The origins of Flag Day can be traced to June 14, 1923, when the American Legion led a meeting in Washington, D.C., attended by many civic, military and patriotic organizations to establish procedures for displaying the American flag.
During the meeting, the National Flag Code was adopted, based on Army and Navy practices. In 1942, Congress passed a joint resolution to make the Flag Code a law. Congress passed a resolution in June 1966 declaring the week of June 14 as National Flag Week, calling on Americans to display the Stars and Stripes during that week.
Every June 14 is celebrated as Flag Day.
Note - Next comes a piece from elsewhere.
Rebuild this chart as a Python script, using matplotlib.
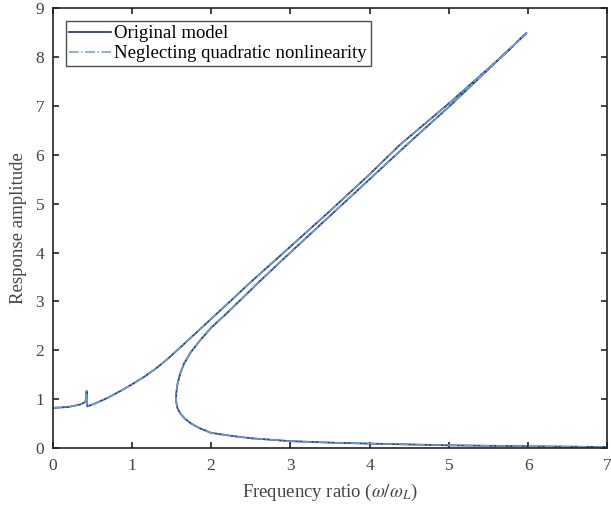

The holiday is celebrated by Americans and patriots far and wide, but has a special meaning to those men and women of the armed services who have sacrificed to uphold the American Flag.
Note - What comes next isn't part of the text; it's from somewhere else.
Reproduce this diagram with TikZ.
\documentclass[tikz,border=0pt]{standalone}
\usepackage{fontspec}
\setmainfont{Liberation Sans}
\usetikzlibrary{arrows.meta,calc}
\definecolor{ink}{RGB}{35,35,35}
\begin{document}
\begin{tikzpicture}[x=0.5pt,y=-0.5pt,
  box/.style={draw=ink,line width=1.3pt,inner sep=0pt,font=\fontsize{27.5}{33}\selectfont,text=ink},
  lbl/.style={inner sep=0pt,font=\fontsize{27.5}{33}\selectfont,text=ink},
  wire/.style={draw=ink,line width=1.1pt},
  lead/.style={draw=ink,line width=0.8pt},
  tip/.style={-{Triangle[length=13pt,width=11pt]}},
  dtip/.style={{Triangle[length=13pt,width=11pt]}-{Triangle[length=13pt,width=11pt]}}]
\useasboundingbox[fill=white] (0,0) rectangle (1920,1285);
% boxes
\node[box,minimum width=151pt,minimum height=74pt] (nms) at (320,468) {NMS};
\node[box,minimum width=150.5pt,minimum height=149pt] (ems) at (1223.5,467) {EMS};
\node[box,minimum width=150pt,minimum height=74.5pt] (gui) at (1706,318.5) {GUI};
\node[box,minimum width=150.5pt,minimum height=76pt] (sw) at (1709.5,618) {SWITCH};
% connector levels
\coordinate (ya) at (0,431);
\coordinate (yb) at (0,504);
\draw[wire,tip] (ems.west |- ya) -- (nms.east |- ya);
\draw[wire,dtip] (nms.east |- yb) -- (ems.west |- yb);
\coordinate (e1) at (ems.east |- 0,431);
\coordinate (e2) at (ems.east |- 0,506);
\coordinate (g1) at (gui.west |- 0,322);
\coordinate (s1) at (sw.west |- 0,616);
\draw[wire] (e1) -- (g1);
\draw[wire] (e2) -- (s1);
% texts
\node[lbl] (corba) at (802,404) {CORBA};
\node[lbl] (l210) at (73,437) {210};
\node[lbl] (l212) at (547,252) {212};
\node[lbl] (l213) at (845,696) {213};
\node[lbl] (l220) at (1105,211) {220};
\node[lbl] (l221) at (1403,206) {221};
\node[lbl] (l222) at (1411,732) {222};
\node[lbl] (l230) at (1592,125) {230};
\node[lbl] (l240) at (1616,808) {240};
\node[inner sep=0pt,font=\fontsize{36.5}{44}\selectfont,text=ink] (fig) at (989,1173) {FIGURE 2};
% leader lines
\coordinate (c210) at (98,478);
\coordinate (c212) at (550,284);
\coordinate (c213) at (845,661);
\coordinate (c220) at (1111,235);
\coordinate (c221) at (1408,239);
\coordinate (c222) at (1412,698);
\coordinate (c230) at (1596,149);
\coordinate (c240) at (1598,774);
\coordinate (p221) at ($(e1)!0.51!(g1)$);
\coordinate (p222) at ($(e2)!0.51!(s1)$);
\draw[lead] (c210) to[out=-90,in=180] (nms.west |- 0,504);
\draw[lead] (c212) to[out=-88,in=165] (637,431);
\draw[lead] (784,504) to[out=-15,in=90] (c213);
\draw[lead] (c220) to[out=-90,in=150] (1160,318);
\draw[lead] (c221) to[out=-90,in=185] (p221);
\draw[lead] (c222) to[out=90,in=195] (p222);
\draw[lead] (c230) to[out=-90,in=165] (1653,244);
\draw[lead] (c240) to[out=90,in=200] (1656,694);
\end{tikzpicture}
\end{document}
“The flag is something that as a veteran we gear our entire military service around,” said Paul Bennett, former Post Commander and historian for American Legion Post 642. “That flag represents our country and all the people in the country. So, when we see that flag, it uplifts us. It uplifts our spirit. To me it is everything.”
Although it is a law, there are no penalties and the Flag Code is a voluntary guide for showing respect to the U.S. flag. Forty-seven states have their own laws with penalties that prohibit desecration of the flag or its use for advertising or publicity.
“Reflect back to Iwo Jima and when the Marines raised that flag. That meant a heck of a lot to those guys down on the beaches fighting to protect our way of life,” Bennett said. “They saw that flag and knew that’s what they were fighting for. That flag is America to me.”
When a flag has served its life, it should never be disposed of as refuse. While a private ceremony to discretely burn a flag is acceptable, the American Legion offers proper flag disposal free of charge.
“They can bring all American flags that are worn out or tattered down to the American Legion every day from noon to 8 p.m.,” Bennett said. “Any other flags, people tend to bring us Missouri flags and that kind of stuff, they can be destroyed in the trash. Only the American Flag must be properly disposed of.”
As part of Flag Day, Americans across the nation will “Pause for the Pledge” at 7 p.m. EST, 6 p.m. locally, reciting the Pledge of Allegiance. In June 1985 President Ronald Reagan signed Public Law 99-54 recognizing that event as part of National Flag Day activities.
Some important points of the Flag Code include:
• The U.S. flag should be displayed from sunrise to sunset, unless it is well lit during the darkness.
• The U.S. flag should always be placed above other flags and pennants. There is one exception during a special Navy ceremony at sea.
• On a stage, the U.S. flag should always be placed behind the speaker and to his/her right.
• When hanging the U.S. flag vertically or horizontally from a wall or window, the canton, or union, should be at the top right of the flag. When you face the flag, it should be on your left.
• On Memorial Day, the U.S. flag is flown at half staff until noon, and then raised until sunset.
• The president of the United States, governors and limited other government officials may direct the U.S. flag to be flown at half staff.
• The U.S. flag should not be allowed to touch the ground, but if it does, you are not required to destroy it as long as it is still suitable for display.
• Never use a U.S. flag to cover a statue or monument or drape the flag over the hood, top, sides or back of a vehicle, train or boat.
• The U.S. flag should not be used as wearing apparel, including costumes or athletic uniforms, bedding or drapery.
• Every schoolhouse should display the U.S. flag during school days.
• The U.S. flag should never be used for advertising purposes.